In case you were wondering when urban sprawl was going to hit the price of beer, the answer is now. The price of hops, one of the primary ingredients that give beer its distinctive flavor, is going through the roof. Seems some unkind weather events in Europe have cut the crop there. More ominous is the disappearance of hop farms in the the northwestern U.S., where crops have been plowed under to make way for housing developments.
"All those beautiful old hop farms [in Washington state] are now beautiful gated communities," says Tod Mott, brew master at the Portsmouth Brewery in New Hampshire.
Small brewers are scrambling to fill their hop requirements and finding prices doubled, tripled or quadrupled. Some special varieties of hops might not be available at all, meaning the brews that depend on them will just dry up.
The message seems to be, drink up while you can.
Hops for beer aren't the only thing disappearing. If you've followed the news here, grain prices around the world are going through the roof, partly as a result of the push for corn-based ethanol, partly because people in the growing economies of China and India are demanding more grain-fed meat in their diets.
Well, where the money is, people are sure to follow. So it shouldn't be any big surprise that thieves are raiding the grain silos in the nation's heartland. That's right--when nobody's looking, they just pull a big truck up to the local grain elevator and fill it up.

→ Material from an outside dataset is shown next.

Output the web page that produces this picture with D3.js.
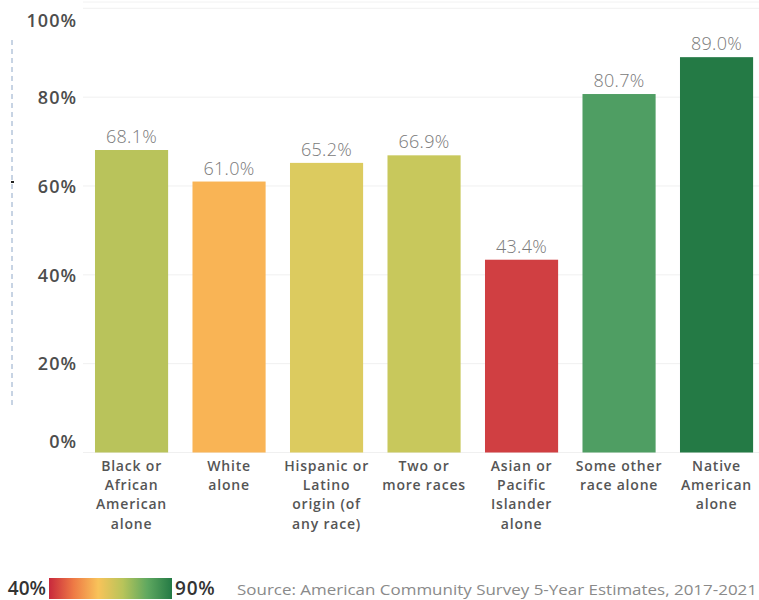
<!DOCTYPE html>
<html>
<head>
<meta charset="utf-8">
<script src="https://cdn.jsdelivr.net/npm/d3@7"></script>
<style>
  html, body { margin: 0; padding: 0; background: #fff; }
  svg { display: block; }
  svg text { font-family: "Open Sans", "DejaVu Sans", sans-serif; }
</style>
</head>
<body>
<svg id="chart" width="759" height="600"></svg>
<script>
// ---- data ----
const categories = [
  "Black or|African|American|alone",
  "White|alone",
  "Hispanic or|Latino|origin (of|any race)",
  "Two or|more races",
  "Asian or|Pacific|Islander|alone",
  "Some other|race alone",
  "Native|American|alone"
];
const values = [68.1, 61.0, 65.2, 66.9, 43.4, 80.7, 89.0];
const yTicks = [0, 20, 40, 60, 80, 100];
const legendLabels = ["40%", "90%"];
const sourceText = "Source: American Community Survey 5-Year Estimates, 2017-2021";

// ---- styles ----
const barColors = ["#b9c35b", "#f9b455", "#dccb5f", "#c8c85c", "#d03f42", "#4f9e63", "#247a45"];
const gradientStops = ["#c8283c", "#ee7a45", "#f8c35a", "#b8c45a", "#5fa860", "#247a45"];

const svg = d3.select("#chart");

const x = d3.scaleBand()
  .domain(categories)
  .range([82.8, 765.3])
  .paddingInner(0.25)
  .paddingOuter(0.125);

const y = d3.scaleLinear()
  .domain([0, 100])
  .range([452.5, 8.3]);

// faint top frame line
svg.append("line")
  .attr("x1", 83).attr("x2", 759)
  .attr("y1", 2).attr("y2", 2)
  .attr("stroke", "#f2f2f2").attr("stroke-width", 1);

// left dashed line + small mark
svg.append("line")
  .attr("x1", 12).attr("x2", 12)
  .attr("y1", 40).attr("y2", 408)
  .attr("stroke", "#8fa8c8").attr("stroke-width", 1)
  .attr("stroke-dasharray", "5,4");
svg.append("rect")
  .attr("x", 11).attr("y", 181).attr("width", 3).attr("height", 2)
  .attr("fill", "#222");

// gridlines
svg.append("g")
  .selectAll("line")
  .data(yTicks)
  .join("line")
  .attr("x1", 83).attr("x2", 759)
  .attr("y1", d => y(d)).attr("y2", d => y(d))
  .attr("stroke", "#f0f0f0").attr("stroke-width", 1);

// y axis
const yAxis = svg.append("g")
  .attr("transform", "translate(77,0)")
  .call(d3.axisLeft(y).tickValues(yTicks).tickFormat(d => d + "%").tickSize(0).tickPadding(0));
yAxis.select(".domain").remove();
yAxis.selectAll("text")
  .attr("fill", "#4d4d4d")
  .attr("font-size", 18)
  .attr("font-weight", 600)
  .attr("letter-spacing", 1)
  .attr("dy", d => d === 100 ? "1.0em" : d === 0 ? "-0.3em" : "0.35em");

// bars
svg.append("g")
  .selectAll("rect")
  .data(values)
  .join("rect")
  .attr("x", (d, i) => x(categories[i]))
  .attr("width", x.bandwidth())
  .attr("y", d => y(d))
  .attr("height", d => y(0) - y(d))
  .attr("fill", (d, i) => barColors[i]);

// value labels
svg.append("g")
  .selectAll("text")
  .data(values)
  .join("text")
  .attr("x", (d, i) => x(categories[i]) + x.bandwidth() / 2)
  .attr("y", d => y(d) - 7)
  .attr("text-anchor", "middle")
  .attr("fill", "#7a7a7a")
  .attr("font-size", 18)
  .attr("font-weight", 300)
  .attr("letter-spacing", 0.3)
  .text(d => d.toFixed(1) + "%");

// category labels
const xAxis = svg.append("g")
  .attr("transform", `translate(0,${y(0)})`)
  .call(d3.axisBottom(x).tickSize(0).tickFormat(""));
xAxis.select(".domain").remove();
xAxis.selectAll(".tick").each(function(d) {
  const t = d3.select(this).append("text")
    .attr("text-anchor", "middle")
    .attr("fill", "#555")
    .attr("font-size", 14)
    .attr("font-weight", 600)
    .attr("letter-spacing", 0.8);
  d.split("|").forEach((line, i) => {
    t.append("tspan").attr("x", 0).attr("y", 18 + i * 19.4).text(line);
  });
});

// legend gradient
const defs = svg.append("defs");
const grad = defs.append("linearGradient").attr("id", "lg").attr("x1", "0%").attr("x2", "100%");
gradientStops.forEach((c, i) => {
  grad.append("stop").attr("offset", (i / (gradientStops.length - 1) * 100) + "%").attr("stop-color", c);
});
svg.append("rect")
  .attr("x", 49).attr("y", 578).attr("width", 123).attr("height", 21)
  .attr("fill", "url(#lg)");

svg.append("text")
  .attr("x", 46).attr("y", 595)
  .attr("text-anchor", "end")
  .attr("fill", "#333").attr("font-size", 19).attr("font-weight", 600)
  .text(legendLabels[0]);
svg.append("text")
  .attr("x", 175).attr("y", 595)
  .attr("fill", "#333").attr("font-size", 19).attr("font-weight", 600)
  .attr("letter-spacing", 0.8)
  .text(legendLabels[1]);

svg.append("text")
  .attr("x", 237).attr("y", 595)
  .attr("fill", "#8a8a8a").attr("font-size", 15)
  .attr("textLength", 520)
  .attr("lengthAdjust", "spacingAndGlyphs")
  .text(sourceText);
</script>
</body>
</html>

Police in western Kansas, for instance, are investigating almost a dozen incidents where thieves using tractor trailers stole wheat from grain elevators.
The thieves hit at least four grain elevators near the town of Syracuse and made off with more than $50,000 worth of raw wheat.
Terry Bertholf, attorney for insurer Kansas Farmers Service Association, said wheat elevators are often unmanned at this time of year. He said the thieves knew how to operate the augers to offload the grain, and then they drove the wheat to other grain elevators in the area and resold it.
It seems the plague of childhood obesity has drawn the interest of the nation's political cartoonists. Who knew?
Here's an amusing (or perhaps not) a series of cartoons posted at MSNBC. As Pogo would have said, We've met the enemy, and he is us.
Finally, U.S. fisheries authorities for years have been fond of blaming Europe for the demise of the bluefin tuna. The tuna populations on the western and eastern sides of the Atlantic travel, creating some convenient cover for those who would shift blame for the fish's demise. But thanks to new high-tech tracking methods, it has become clear that the western bluefin is being fished to the point of extinction not somewhere in the Mediterranean, but right here in our own back yard.
U.S. officials have simply ignored the best advice of marine scientists and gone their own way with bluefin quotas. Now the U.S. bluefin population is down almost 90 percent just in the last five years, and fishermen are going out of business.
Doesn't this seem like deja vu all over again?